It rained. Spring sprang, some. Now there are sprouts just about everywhere I remember flinging seed, and some places I had forgotten.
Neat, huh? Yeah, I suppose. I really like cosmos and nasturtiums and lettuce—especially its name, merveille de quatre saisons—but this endless need for trust, which is probably supposed to renew my faith in nature, makes me feel old and cranky instead.
During my early twenties I once stated in print that the only way to get good at gardening was to get old. “There are no child prodigy gardeners,” I wrote. Almost immediately, I heard from a 16-year-old boy who actually was one, but I held to my theory. At my age, gardening was a screwball comedy, and everything that went wrong at least did so in a charming or instructive manner. Apple tree saplings that never progressed beyond sticks were okay because, I mean, a good stick is hard to find, right? It explained the Minnesota Midget melon that produced one cardboard-tasting fruit, but who cared—what a nice anecdote it made, after all.

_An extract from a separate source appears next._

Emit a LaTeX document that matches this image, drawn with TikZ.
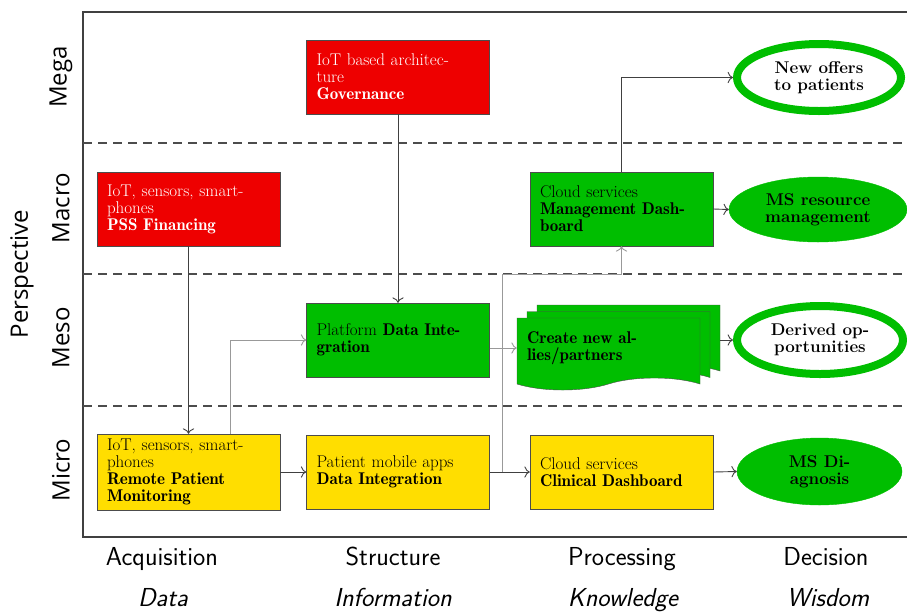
\documentclass[tikz,border=0pt]{standalone}
\usepackage{fontspec}
\newfontfamily\levelfont{Open Sans}
\newfontface\demiface{lmromandemi10-regular.otf}
\newcommand\demi[1]{{\demiface #1}}
\usepackage{tikz}
\usetikzlibrary{shapes.geometric}
\usetikzlibrary{shapes.symbols}
\usetikzlibrary{shadows}
\usetikzlibrary{arrows.meta}
\definecolor{boxred}{RGB}{238,0,0}
\definecolor{boxgreen}{RGB}{0,190,0}
\definecolor{boxyellow}{RGB}{255,222,0}

\begin{document}
\begin{tikzpicture}[x=1pt, y=-1pt,
			internal/.style={draw=black!70, rectangle, minimum width=183pt, minimum height=74pt, text width=163pt, inner xsep=10pt, inner ysep=5pt, align=left, font=\fontsize{17}{17}\selectfont},
			redbox/.style={internal, fill=boxred, text=white},
			greenbox/.style={internal, fill=boxgreen},
			yellowbox/.style={internal, fill=boxyellow},
			outcome/.style={ellipse, draw=boxgreen, align=center, inner sep=0pt, font=\fontsize{17}{17}\selectfont\bfseries},
			newout/.style={outcome, line width=8pt, fill=white},
			fixedout/.style={outcome, fill=boxgreen},
			level/.style={rotate=90, font=\levelfont\fontsize{24}{28}\selectfont},
			column/.style={anchor=base, font=\sffamily\fontsize{26}{30}\selectfont},
			link/.style={->, >={To[scale=1.5]}, black!75, line width=0.9pt},
			sublink/.style={->, >={To[scale=1.5]}, black!40, line width=0.9pt},
			band/.style={black!70, dash pattern=on 9pt off 6pt, line width=1.1pt}]
			\useasboundingbox (0,0) rectangle (907,614);
			\clip (0,0) rectangle (907,614);
			
			% frame and perspective bands
			\draw[black!75, line width=1.2pt] (915,12) -- (83,12) -- (83,537) -- (915,537);
			\draw[band] (83,143) -- (915,143);
			\draw[band] (83,274) -- (915,274);
			\draw[band] (83,406) -- (915,406);
			
			\node[level](mega) at (61,77) {Mega};
			\node[level](macro) at (61,208) {Macro};
			\node[level](meso) at (61,338) {Meso};
			\node[level](micro) at (61,470) {Micro};
			\node[level](persp) at (22,274) {Perspective};
			
			\node[column](acq) at (162,565) {Acquisition};
			\node[column](struct) at (393,565) {Structure};
			\node[column](proc) at (622,565) {Processing};
			\node[column](dec) at (826,565) {Decision};
			\node[column](data) at (163,606) {\itshape Data};
			\node[column](info) at (393,606) {\itshape Information};
			\node[column](know) at (623,606) {\itshape Knowledge};
			\node[column](wis) at (828,606) {\itshape Wisdom};
			
			% boxes
			\node[redbox](gov) at (398,77) {IoT based architec-\\ture\\\demi{Governance}};
			\node[redbox](pss) at (188.5,209) {IoT, sensors, smart-\\phones\\\demi{PSS Financing}};
			\node[greenbox](mgd) at (621.5,209) {Cloud services\\\demi{Management Dash-}\\\demi{board}};
			\node[greenbox](plat) at (398,340) {Platform \demi{Data Inte-}\\\demi{gration}};
			\node[greenbox, tape, tape bend top=none, tape bend height=12pt, minimum height=72pt,
				copy shadow={shadow xshift=20pt, shadow yshift=13pt, fill=boxgreen, draw=black!70},
				copy shadow={shadow xshift=10pt, shadow yshift=6.5pt, fill=boxgreen, draw=black!70}](allies) at (608.5,348) {\demi{Create new al-}\\\demi{lies/partners}};
			\node[yellowbox](rpm) at (188.5,472) {IoT, sensors, smart-\\phones\\\demi{Remote Patient}\\\demi{Monitoring}};
			\node[yellowbox](pdi) at (398,472) {Patient mobile apps\\\demi{Data Integration}};
			\node[yellowbox](cds) at (621.5,472) {Cloud services\\\demi{Clinical Dashboard}};
			
			% outcomes
			\node[newout, minimum width=164pt, minimum height=67pt](offers) at (819,77.5) {New offers\\to patients};
			\node[fixedout, minimum width=178pt, minimum height=65pt](resource) at (818,209.5) {MS resource\\management};
			\node[newout, minimum width=166pt, minimum height=68pt](opp) at (820,340) {Derived op-\\portunities};
			\node[fixedout, minimum width=165pt, minimum height=67pt](diag) at (819.5,471.5) {MS Di-\\agnosis};
			
			% connectors
			\draw[link] (gov.south) -- (plat.north);
			\draw[link] (pss.south) -- (rpm.north);
			\draw[sublink] ([xshift=41.5pt]rpm.north) |- (plat.west);
			\draw[link] (rpm.east) -- (pdi.west);
			\draw[link] (pdi.east) -- (cds.west);
			\coordinate (split) at (502,472);
			\coordinate (turn) at (502,274);
			\draw[sublink] (split) -- (turn) -| (mgd.south);
			\draw[sublink] (plat.east |- allies.west) -- (allies.west);
			\coordinate (alliesout) at ([xshift=20pt]allies.east);
			\draw[link] (alliesout |- opp.west) -- (opp.west);
			\draw[link] (mgd.north) |- (offers.west);
			\draw[link] (mgd.east) -- (resource.west);
			\draw[link] (cds.east) -- (diag.west);
\end{tikzpicture}
\end{document}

Well, you can keep your cocktail party chat, because these days I hope, somewhat grimly, to feed my family on the fruit I plant. Furthermore, as my 50th birthday approaches, the garden actually causes me stress, anxiety, and even a sense of impending doom. Something is suspicious about big items–my soil, my drinking (and watering) water. All, not some, of the leaves of the emerging plants at my place, are a weird yellow. The new plants may have just experienced a little shock. But it’s also possible that our ENTIRE NEIGHBORHOOD IS FULL OF TOXINS. And groundwater? Don’t get me started!
As to the seeds: I’m relieved they sprouted, but also nervous. Since when do squirrels dig giant holes next to tiny seedlings and for what dire purpose? What if the sunflowers choke out the alyssum? What insect chews perfect half-moons while my back is turned? Can these seedlings be saved?
My old vision of the calm and capable old gardener-savant is nothing but a pile of hooey. The fact that you question more as you age is the problem, not the solution.